This year I followed a club rugby team that won every match they played, including the Grand Final. By the end of the season they had scored 291 points for and only had 64 points scored against. It was an impressive record, but the way the coaches ran the team – in stark contrast to many teams, including others in the same club – stood out.
Having had the privilege of talking to some top professional coaches in my time, these commandments of coaching rugby they implemented rang true, but are so often not followed – so I thought I’d capture them here.
Commandment 1 – No dickheads
Yeah, we’ve all heard it before, but how often does it really shape selection policy? Usually the rule gets bent for those couple of star talents who have got way ahead of themselves and don’t think the laws of the universe apply. But hey, they’re game breakers right? As Wallaby fans from the Dingo era we’ve seen the fallout from this all too closely.
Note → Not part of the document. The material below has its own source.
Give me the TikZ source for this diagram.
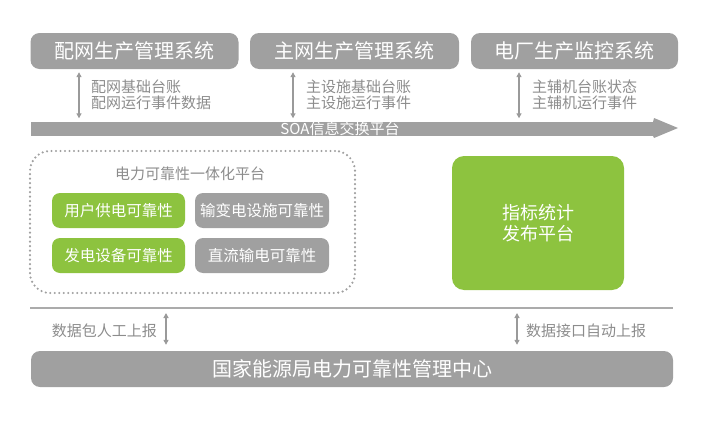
\documentclass[tikz,border=0pt]{standalone}
\usepackage{fontspec}
\setmainfont{Noto Sans CJK SC}
\usetikzlibrary{arrows.meta,calc}
\definecolor{boxgray}{HTML}{A0A0A0}
\definecolor{lgreen}{HTML}{8DC33F}
\definecolor{txtgray}{HTML}{8C8C8C}
\definecolor{arrgray}{HTML}{9A9A9A}
\definecolor{linegray}{HTML}{ABABAB}
\definecolor{dotgray}{HTML}{A0A0A0}
\begin{document}
\begin{tikzpicture}[x=1pt,y=-1pt,
  sysbox/.style={fill=boxgray, text=white, rounded corners=9pt, minimum height=36pt, inner sep=0pt, font=\fontsize{20}{24}\selectfont},
  subbox/.style={text=white, rounded corners=8pt, minimum width=134pt, minimum height=35pt, inner sep=0pt, font=\fontsize{15.5}{18}\selectfont},
  greenbox/.style={subbox, fill=lgreen},
  graybox/.style={subbox, fill=boxgray},
  biarr/.style={draw=arrgray, line width=1.2pt, {Triangle[width=5pt,length=5pt]}-{Triangle[width=5pt,length=5pt]}},
  lbl/.style={text=txtgray, font=\fontsize{15}{16}\selectfont, inner sep=0pt, align=left},
]
\useasboundingbox (0,0) rectangle (710,423);

% top systems
\node[sysbox, minimum width=208pt] (top1) at (134.5,51) {配网生产管理系统};
\node[sysbox, minimum width=209pt] (top2) at (354.5,51) {主网生产管理系统};
\node[sysbox, minimum width=207pt] (top3) at (574.5,51) {电厂生产监控系统};

% SOA bar
\node[fill=boxgray, minimum width=623pt, minimum height=14pt, inner sep=0pt, anchor=west] (soabar) at (31,129) {};
\fill[boxgray] (653,122) -- (654,118) -- (678,128) -- (654,138) -- (653,136) -- cycle;
\node[text=white, inner sep=0pt, font=\fontsize{15}{16}\selectfont] (soa) at (340,129) {SOA信息交换平台};

% arrows top
\coordinate (c1) at (79,0);
\coordinate (c2) at (293,0);
\coordinate (c3) at (519,0);
\draw[biarr, shorten <=3pt, shorten >=3.5pt] (top1.south -| c1) -- (soabar.north -| c1);
\draw[biarr, shorten <=3pt, shorten >=3.5pt] (top2.south -| c2) -- (soabar.north -| c2);
\draw[biarr, shorten <=3pt, shorten >=3.5pt] (top3.south -| c3) -- (soabar.north -| c3);

\node[lbl, anchor=west] (l1) at (91,94.5) {配网基础台账\\配网运行事件数据};
\node[lbl, anchor=west] (l2) at (306,94.5) {主设施基础台账\\主设施运行事件};
\node[lbl, anchor=west] (l3) at (532,94.5) {主辅机台账状态\\主辅机运行事件};

% platform
\node[draw=dotgray, line width=2.4pt, dash pattern=on 0pt off 4.5pt, line cap=round, rounded corners=20pt, minimum width=325pt, minimum height=142pt, inner sep=0pt] (platform) at (192.5,222) {};
\node[lbl] (ptitle) at (190,174) {电力可靠性一体化平台};
\node[greenbox, minimum width=133pt] (g1) at (118.5,210.5) {用户供电可靠性};
\node[graybox] (g2) at (262,210.5) {输变电设施可靠性};
\node[greenbox, minimum width=133pt] (g3) at (118.5,255.5) {发电设备可靠性};
\node[graybox] (g4) at (262,255.5) {直流输电可靠性};

% index platform
\node[fill=lgreen, text=white, rounded corners=12pt, minimum width=172pt, minimum height=134pt, inner sep=0pt, align=center, font=\fontsize{18}{21.5}\selectfont] (idx) at (538,223) {指标统计\\发布平台};

% separator line
\coordinate (h1) at (30,308);
\coordinate (h2) at (673,308);
\draw[linegray, line width=2.5pt] (h1) -- (h2);

% bottom center
\node[sysbox, minimum width=642pt] (center) at (352,369) {国家能源局电力可靠性管理中心};

\coordinate (c4) at (166,0);
\coordinate (c5) at (517,0);
\draw[biarr, shorten <=5pt, shorten >=6pt] (h1 -| c4) -- (center.north -| c4);
\draw[biarr, shorten <=5pt, shorten >=6pt] (h1 -| c5) -- (center.north -| c5);
\node[lbl, anchor=east] (l4) at (157,331) {数据包人工上报};
\node[lbl, anchor=west] (l5) at (526,331) {数据接口自动上报};
\end{tikzpicture}
\end{document}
In grading at the beginning of the season, the two coaches of this team – Jason and Wayne – made their prime selection priority one question: can this player listen and learn?
Throughout the season they reinforced it. When a player – who later turned out to be their number one ball carrying back row – started running sideways in an early season match, he found himself the next grade down the following week. He didn’t need to be told twice.
No one involved with the team has any doubt that this one policy was the biggest factor in success. While the defence was always good, as the pressure came on towards the end of the season it lifted another level in each match. By the grand final it was an iron curtain which held the second best team in the comp to nil. These players were playing for each other and nothing spurred them on more than not wanting to let down their 14 mates.
Commandment 2 – A simple game plan
And I mean dead simple. The simplest – at least X hitups before you go wide. That was it. No play books or intricate moves and under pain of de-selection, no kicking. The plan was to make space for the two fast wingers and it worked.
In the pissing rain of the semi-final they didn’t even bother going wide, grinding the opposition into the mud. Every player knew their role because it was simple, and because it was simple the skills improved over the season. Clean outs were lauded as highly as tries scored.
Commandment 3 – No drills
In all the training sessions and extended warm ups I observed, I never once saw a ‘drill’ – where players execute skills repetitively in a non-game situation. By far the majority of the time was spent in live game situations, with coaches offering encouragement and correction where needed.
There was also strong focus placed on set pieces including an unusual amount of time spent on re-starts. For a game plan based on ball in hand, possession was key and the scrum was used as a method for turning over ball.
Lastly
The team was the U10 Mosman Sharks and yes, my son was in it. Some of you will now be thinking – ‘yeah, but it was just kids’. I believe that it was even more remarkable that these simple philosophies can make so much impact on such young players; it proves the integral truth within them.
A final anecdote to the ethos of the team.
When it came to awards day, all teams were asked to nominate their most improved and most valuable players, which as usual, they did. That is except for the coaches of the Sharks, who said that they wouldn’t separate out who had improved over every one else, or who had been more valuable. It wasn’t that everyone was equal, but that everyone had played a unique and special role that the others could not have succeeded without. All links in the one chain.
What could be truer about Rugby?
PS – You’ll hear any pro coach talk about the importance of support staff. In our case it was Lisa the ‘force of nature’ team manager who even instigated a pop-up bar for parents on the sideline during training evenings. The best kind of team spirit.